US Federal Reserve Bank of Minneapolis President Narayana Kocherlakota said the US central bank would have been “totally justified” if it had increased policy stimulus to combat low inflation when it met last month, adding that negative interest rates could be a useful policy tool.
Speaking in an interview on Tuesday with Arthur Levitt on Bloomberg Radio, he declined to say if he had recommended negative interest rates in projections submitted for the Sept. 16 to Sept. 17 meeting of the Federal Open Market Committee (FOMC).
However, he did say that more aggressive Fed policy was warranted than the current setting of near-zero rates.
“Given the inflation outlook, given how low inflation is expected to be, to ensure the credibility of our inflation target, taking a more accommodative stance in September would have been totally justified,” Kocherlakota said in the interview, broadcast on Saturday.
He steps down from the Fed on Dec. 31 and is not a voting member of the FOMC this year.
The FOMC decided last month to hold rates near zero, though Fed Chair Janet Yellen said on Sept. 24 that she expected that the central bank’s first rate increase since 2006 would be warranted later this year.
Kocherlakota has repeatedly argued for a delay in rate liftoff.
“My main point — this is a time to think about adding accommodation, not a time to be thinking about taking it away,” he said.
Policymakers submit quarterly economic forecasts, including their projections for the appropriate future path of the federal funds rate, which has been held near zero since December 2008. Displayed as dots on a chart, forecasts on the so-called “dot-plot” released on Sept. 17 showed that one official viewed the appropriate rate at the end of this year and next year to be slightly less than zero.

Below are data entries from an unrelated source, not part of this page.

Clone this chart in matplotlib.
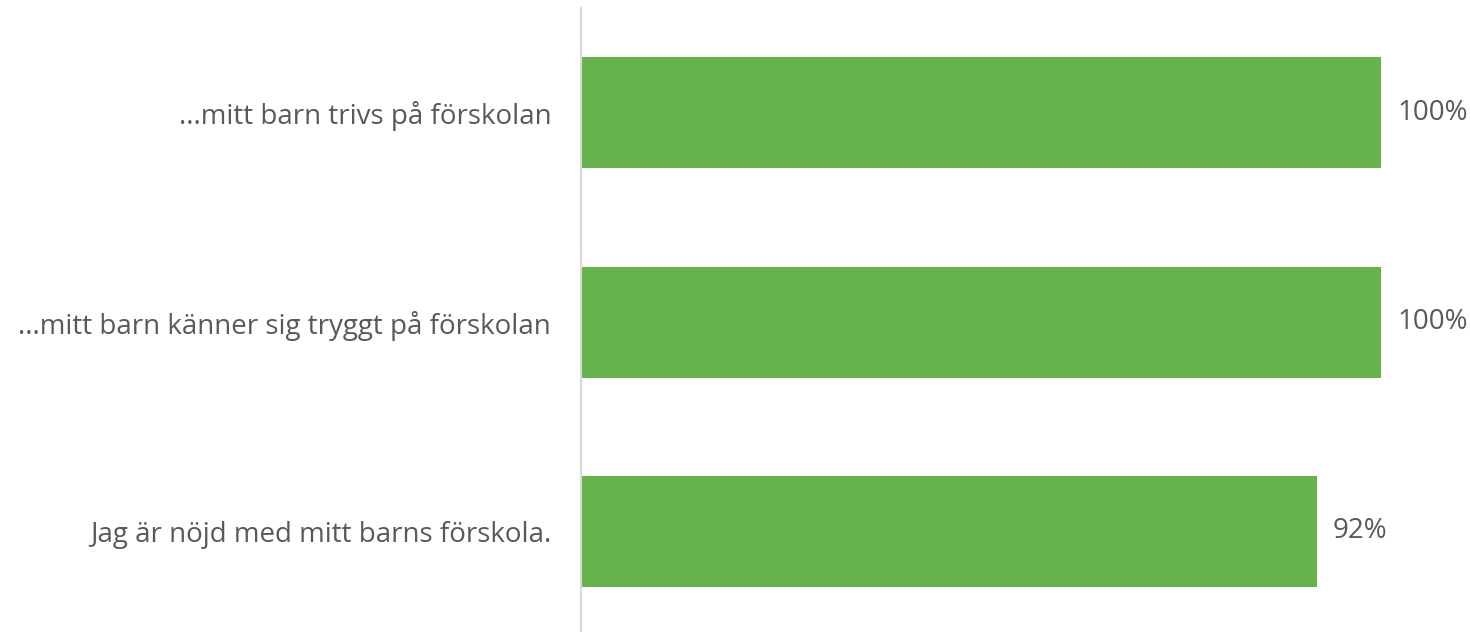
import matplotlib
matplotlib.use("Agg")
import matplotlib.pyplot as plt

categories = ["...mitt barn trivs på förskolan",
              "...mitt barn känner sig tryggt på förskolan",
              "Jag är nöjd med mitt barns förskola."]
values = [100, 100, 92]
value_labels = ["100%", "100%", "92%"]

W, H = 1470, 632
fig = plt.figure(figsize=(W/100, H/100), dpi=100)
left_px = 581
ax = fig.add_axes([left_px/W, 0, (W-left_px)/W, (H-8)/H])
green = "#66B34C"
txt = "#595959"
ypos = list(range(len(categories)))
ax.barh(ypos, values, height=0.53, color=green)
ax.set_xlim(0, (W-left_px)/8.0)
ax.set_ylim(2.48, -0.5)
for s in ["top", "right", "bottom"]:
    ax.spines[s].set_visible(False)
ax.spines["left"].set_color("#D9D9D9")
ax.spines["left"].set_linewidth(1.5)
ax.set_xticks([])
ax.set_yticks(ypos)
ax.set_yticklabels(categories, fontsize=20, color=txt, family="Open Sans")
ax.tick_params(axis="y", length=0, pad=21.5)
for y, v, l in zip(ypos, values, value_labels):
    ax.text(v + 2, y, l, va="center", ha="left", fontsize=20, color=txt, family="Open Sans")
fig.savefig("out.png", dpi=100)
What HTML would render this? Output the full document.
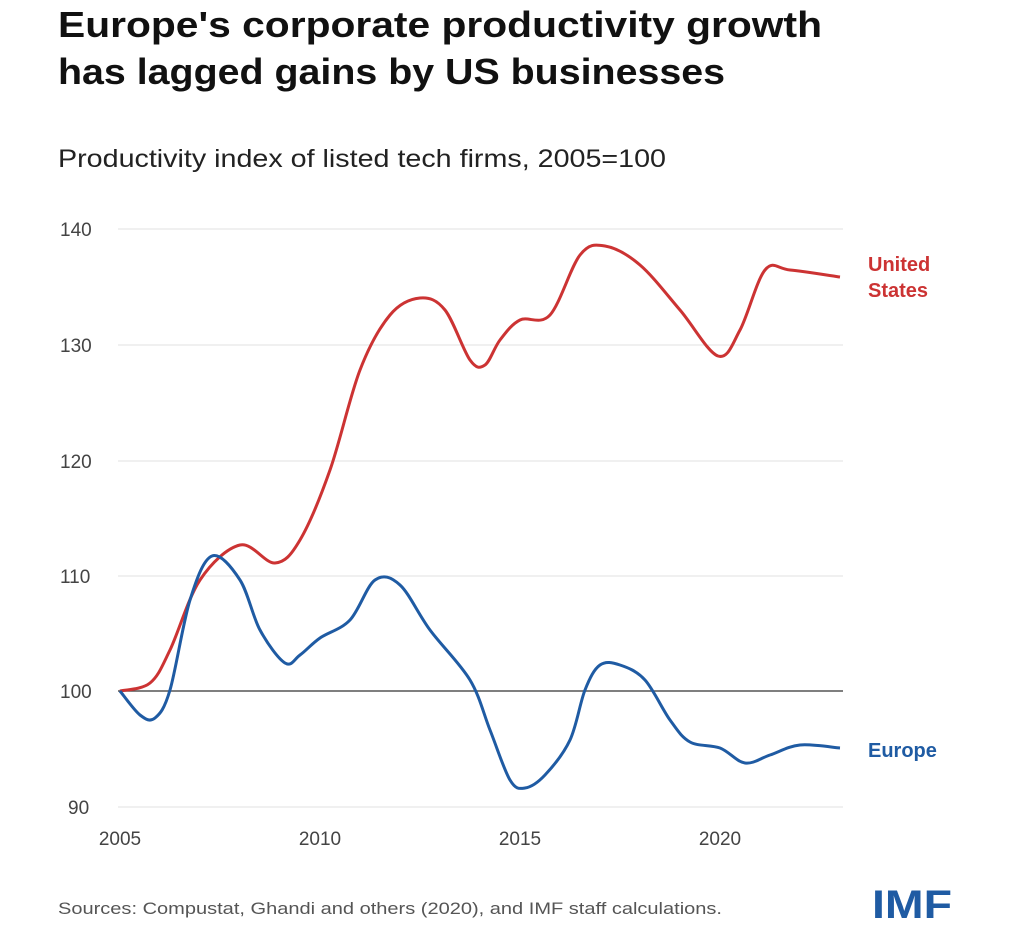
<!DOCTYPE html>
<html><head><meta charset="utf-8"><style>
body{margin:0;background:#fff;width:1024px;height:943px;overflow:hidden;font-family:"Liberation Sans",sans-serif}
</style></head><body>
<svg width="1024" height="943" xmlns="http://www.w3.org/2000/svg" font-family="Liberation Sans, sans-serif">
<text x="58" y="37" font-size="36" font-weight="bold" fill="#111" textLength="764" lengthAdjust="spacingAndGlyphs">Europe's corporate productivity growth</text>
<text x="58" y="84" font-size="36" font-weight="bold" fill="#111" textLength="667" lengthAdjust="spacingAndGlyphs">has lagged gains by US businesses</text>
<text x="58" y="167" font-size="25" fill="#222" textLength="608" lengthAdjust="spacingAndGlyphs">Productivity index of listed tech firms, 2005=100</text>
<g stroke="#e2e2e2" stroke-width="1">
<line x1="118" x2="843" y1="229" y2="229"/><line x1="118" x2="843" y1="345" y2="345"/>
<line x1="118" x2="843" y1="461" y2="461"/><line x1="118" x2="843" y1="576" y2="576"/>
<line x1="118" x2="843" y1="807" y2="807"/></g>
<line x1="118" x2="843" y1="691" y2="691" stroke="#555" stroke-width="1.5"/>
<g font-size="19" fill="#444">
<text x="60" y="236">140</text><text x="60" y="352">130</text><text x="60" y="468">120</text>
<text x="60" y="583">110</text><text x="60" y="698">100</text><text x="68" y="814">90</text>
<text x="120" y="845" text-anchor="middle">2005</text><text x="320" y="845" text-anchor="middle">2010</text>
<text x="520" y="845" text-anchor="middle">2015</text><text x="720" y="845" text-anchor="middle">2020</text></g>
<path id="us" fill="none" stroke="#cc3333" stroke-width="3"/>
<path id="eu" fill="none" stroke="#1f5ba3" stroke-width="3"/>
<text x="868" y="271" font-size="20" font-weight="bold" fill="#cc3333">United</text>
<text x="868" y="297" font-size="20" font-weight="bold" fill="#cc3333">States</text>
<text x="868" y="757" font-size="20" font-weight="bold" fill="#1f5ba3">Europe</text>
<text x="58" y="914" font-size="17" fill="#555" textLength="664" lengthAdjust="spacingAndGlyphs">Sources: Compustat, Ghandi and others (2020), and IMF staff calculations.</text>
<text x="872" y="918" font-size="40" font-weight="bold" fill="#1f5ba3" textLength="80" lengthAdjust="spacingAndGlyphs">IMF</text>
</svg>
<script>
function cr(p){let d="M"+p[0][0]+","+p[0][1];for(let i=0;i<p.length-1;i++){const a=p[Math.max(0,i-1)],b=p[i],c=p[i+1],e=p[Math.min(p.length-1,i+2)];
d+=" C"+(b[0]+(c[0]-a[0])/6)+","+(b[1]+(c[1]-a[1])/6)+" "+(c[0]-(e[0]-b[0])/6)+","+(c[1]-(e[1]-b[1])/6)+" "+c[0]+","+c[1];}return d;}
document.getElementById("us").setAttribute("d",cr([[120,691],[150,683],[170,650],[200,580],[240,545],[275,563],[300,540],[330,470],[360,370],[390,315],[420,298],[445,310],[470,360],[485,365],[500,340],[520,320],[550,315],[580,255],[605,246],[640,265],[680,310],[718,356],[740,330],[765,270],[790,270],[840,277]]));
document.getElementById("eu").setAttribute("d",cr([[120,691],[140,715],[155,718],[170,690],[190,600],[212,556],[240,580],[260,630],[285,663],[300,655],[320,638],[350,620],[375,580],[400,585],[430,630],[470,680],[490,730],[510,780],[525,788],[545,775],[570,740],[585,690],[600,665],[620,665],[645,680],[670,720],[690,742],[720,748],[745,763],[770,755],[800,745],[840,748]]));
</script>
</body></html>
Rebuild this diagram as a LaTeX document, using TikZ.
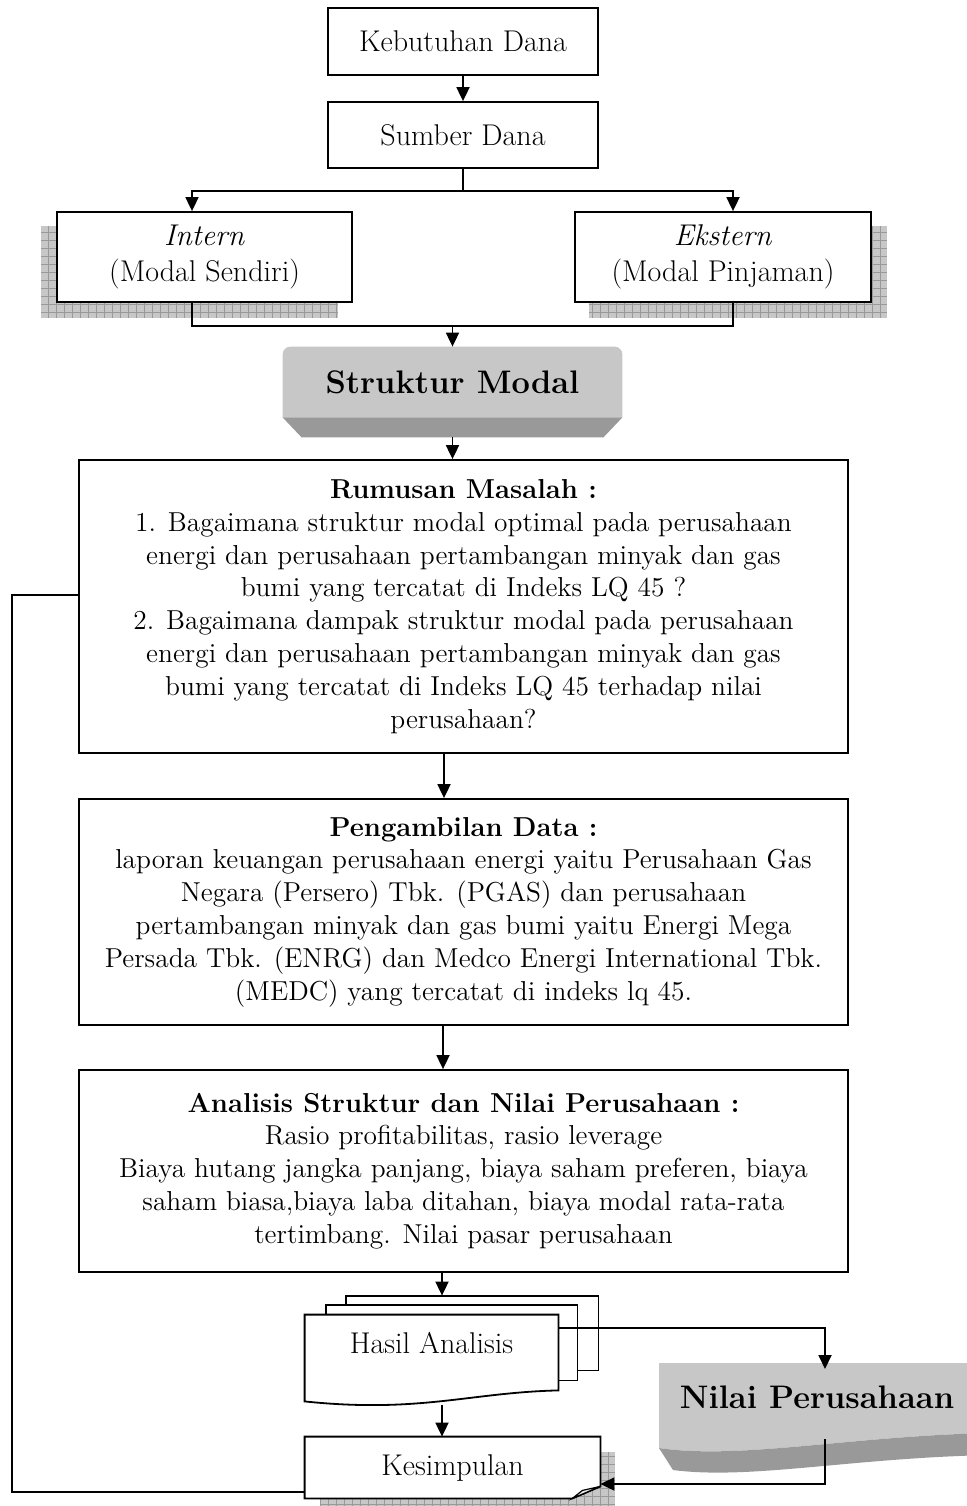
\documentclass[tikz,border=0pt]{standalone}
\usetikzlibrary{arrows.meta,positioning,calc,backgrounds}
\newcommand{\fbig}{\fontsize{15}{18}\selectfont}
\newcommand{\fbody}{\fontsize{13.7}{16.4}\selectfont}
\newcommand{\ftitle}{\fontsize{16.3}{20}\selectfont\bfseries}
\newcommand{\gridshade}[2]{%
  \fill[black!22] #1 rectangle #2;
  \draw[black!40, line width=0.3pt, step=4pt] #1 grid #2;}

\begin{document}
\begin{tikzpicture}[x=0.5pt, y=-0.5pt,
    flowbox/.style={draw, line width=0.9pt, fill=white, align=center, inner sep=0pt},
    link/.style={line width=0.9pt},
    arr/.style={link, -{Triangle[length=7pt, width=6.5pt]}}]
    \useasboundingbox (0,0) rectangle (966,1506);

    \node[flowbox, font=\fbig, minimum width=135pt, minimum height=33.5pt] (kebutuhan) at (463,41.5) {Kebutuhan Dana};
    \node[flowbox, font=\fbig, minimum width=135pt, minimum height=33pt] (sumber) at (463,135) {Sumber Dana};
    \node[flowbox, font=\fbig, minimum width=147.5pt, minimum height=45pt] (intern) at (204.5,257) {\textit{Intern}\\(Modal Sendiri)};
    \node[flowbox, font=\fbig, minimum width=148pt, minimum height=45pt] (ekstern) at (723,257) {\textit{Ekstern}\\(Modal Pinjaman)};
    \node[font=\ftitle, minimum width=169.5pt, minimum height=35pt] (struktur) at (452.5,382) {Struktur Modal};
    \node[flowbox, font=\fbody, minimum width=384.5pt, minimum height=146.5pt] (rumusan) at (463.5,606.5)
        {\textbf{Rumusan Masalah :}\\
         1. Bagaimana struktur modal optimal pada perusahaan\\
         energi dan perusahaan pertambangan minyak dan gas\\
         bumi yang tercatat di Indeks LQ 45 ?\\
         2. Bagaimana dampak struktur modal pada perusahaan\\
         energi dan perusahaan pertambangan minyak dan gas\\
         bumi yang tercatat di Indeks LQ 45 terhadap nilai\\
         perusahaan?};
    \node[flowbox, font=\fbody, minimum width=384.5pt, minimum height=113pt] (pengambilan) at (463.5,912)
        {\textbf{Pengambilan Data :}\\
         laporan keuangan perusahaan energi yaitu Perusahaan Gas\\
         Negara (Persero) Tbk. (PGAS) dan perusahaan\\
         pertambangan minyak dan gas bumi yaitu Energi Mega\\
         Persada Tbk. (ENRG) dan Medco Energi International Tbk.\\
         (MEDC) yang tercatat di indeks lq 45.};
    \node[flowbox, font=\fbody, minimum width=384.5pt, minimum height=101pt] (analisis) at (463.5,1171)
        {\textbf{Analisis Struktur dan Nilai Perusahaan :}\\
         Rasio profitabilitas, rasio leverage\\
         Biaya hutang jangka panjang, biaya saham preferen, biaya\\
         saham biasa,biaya laba ditahan, biaya modal rata-rata\\
         tertimbang. Nilai pasar perusahaan};
    \node[font=\fbig, minimum width=126.5pt, minimum height=27.5pt, inner sep=0pt] (hasil) at (431.5,1342.5) {Hasil Analisis};
    \node[font=\ftitle] (nilai) at (817,1397) {Nilai Perusahaan};
    \node[font=\fbig, minimum width=147.5pt, minimum height=30.5pt, inner sep=0pt] (kesimpulan) at (452.5,1467.5) {Kesimpulan};

    \begin{scope}[on background layer]
        \gridshade{($(intern.north west)+(-15,15)$)}{($(intern.south east)+(-15,15)$)}
        \gridshade{($(ekstern.north west)+(15,15)$)}{($(ekstern.south east)+(15,15)$)}
        \gridshade{($(kesimpulan.north west)+(15,15)$)}{($(kesimpulan.south east)+(15,15)$)}
        % struktur modal
        \fill[black!22, rounded corners=4pt] (struktur.south west) -- (struktur.north west) -- (struktur.north east) -- (struktur.south east);
        \fill[black!40] (struktur.south west) -- (struktur.south east) -- ($(struktur.south east)+(-19,20)$) -- ($(struktur.south west)+(19,20)$) -- cycle;
        % hasil analisis
        \filldraw[fill=white, link] ($(hasil.north west)+(41,-19)$) rectangle ($(hasil.south east)+(40,0)$);
        \filldraw[fill=white, link] ($(hasil.north west)+(21,-10)$) rectangle ($(hasil.south east)+(19,10)$);
        \filldraw[fill=white, link] (hasil.north west) -- (hasil.north east) -- ($(hasil.south east)+(0,20)$)
            .. controls ($(hasil.south east)+(-88,22)$) and ($(hasil.south west)+(115,43)$) .. ($(hasil.south west)+(0,31)$) -- cycle;
        % nilai perusahaan
        \fill[black!22] (659,1363) -- (990,1363) -- (990,1433) .. controls (850,1436) and (740,1460) .. (659,1448) -- cycle;
        \fill[black!40] (659,1448) .. controls (740,1460) and (850,1436) .. (990,1433) -- (990,1455) .. controls (850,1458) and (750,1480) .. (673,1470) -- cycle;
        % kesimpulan
        \filldraw[fill=white, link] (kesimpulan.north west) -- (kesimpulan.north east) -- ($(kesimpulan.south east)+(0,-12)$)
            -- ($(kesimpulan.south east)+(-28,0)$) -- (kesimpulan.south west) -- cycle;
        \filldraw[fill=black!8, link, line width=0.6pt] ($(kesimpulan.south east)+(-28,0)$) -- ($(kesimpulan.south east)+(-18,-8)$) -- ($(kesimpulan.south east)+(0,-12)$) -- cycle;
    \end{scope}

    \coordinate (split) at (463,191);
    \coordinate (join) at (452.5,326);
    \coordinate (hasilTop) at ($(hasil.north)+(10.5,-19)$);
    \coordinate (hasilBot) at ($(hasil.south)+(10.5,35)$);
    \coordinate (nilaiTop) at ($(nilai)+(8,-28)$);
    \coordinate (nilaiBot) at ($(nilai)+(8,42)$);
    \coordinate (loop) at (12,1492);

    \draw[arr] (kebutuhan) -- (sumber);
    \draw[link] (sumber) -- (split);
    \draw[arr] (split) -| ([xshift=-6.25pt]intern.north);
    \draw[arr] (split) -| ([xshift=5pt]ekstern.north);
    \draw[link] ([xshift=-6.25pt]intern.south) |- (join) -| ([xshift=5pt]ekstern.south);
    \draw[arr] (join) -- (struktur.north);
    \draw[arr] ($(struktur.south)+(0,20)$) -- (struktur.south |- rumusan.north);
    \draw[arr] ([xshift=-9.75pt]rumusan.south) -- ([xshift=-9.75pt]pengambilan.north);
    \draw[arr] ([xshift=-10.25pt]pengambilan.south) -- ([xshift=-10.25pt]analisis.north);
    \draw[arr] (hasilTop |- analisis.south) -- (hasilTop);
    \draw[arr] ([yshift=7.25pt]hasil.east) -| (nilaiTop);
    \draw[arr] (hasilBot) -- (hasilBot |- kesimpulan.north);
    \draw[arr] (nilaiBot) |- ([yshift=-8.25pt]kesimpulan.east);
    \draw[link] ([yshift=5.75pt]rumusan.west) -| (loop) -- (loop -| kesimpulan.west);
\end{tikzpicture}
\end{document}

Kocherlakota said he was prevented by the Fed’s rules of confidentially from disclosing if this was his dot, though he expressed interest in the decision of central banks in Sweden and Switzerland to drive rates below zero.
“I think it’s another useful tool in our toolkit that we should be surely thinking about,” he said, in response to the question of whether the Fed should consider doing likewise if officials decided there was a need to stimulate the economy more aggressively.
“It’s been very interesting what the European central banks have been able to do in terms of actually provide more stimulus than I would have expected, by driving interest rates below what economists used to call the zero lower bound,” Kocherlakota said.
“Negative interest rates was not something that we considered very seriously at all,” Yellen said at a FOMC conference on Sept. 17.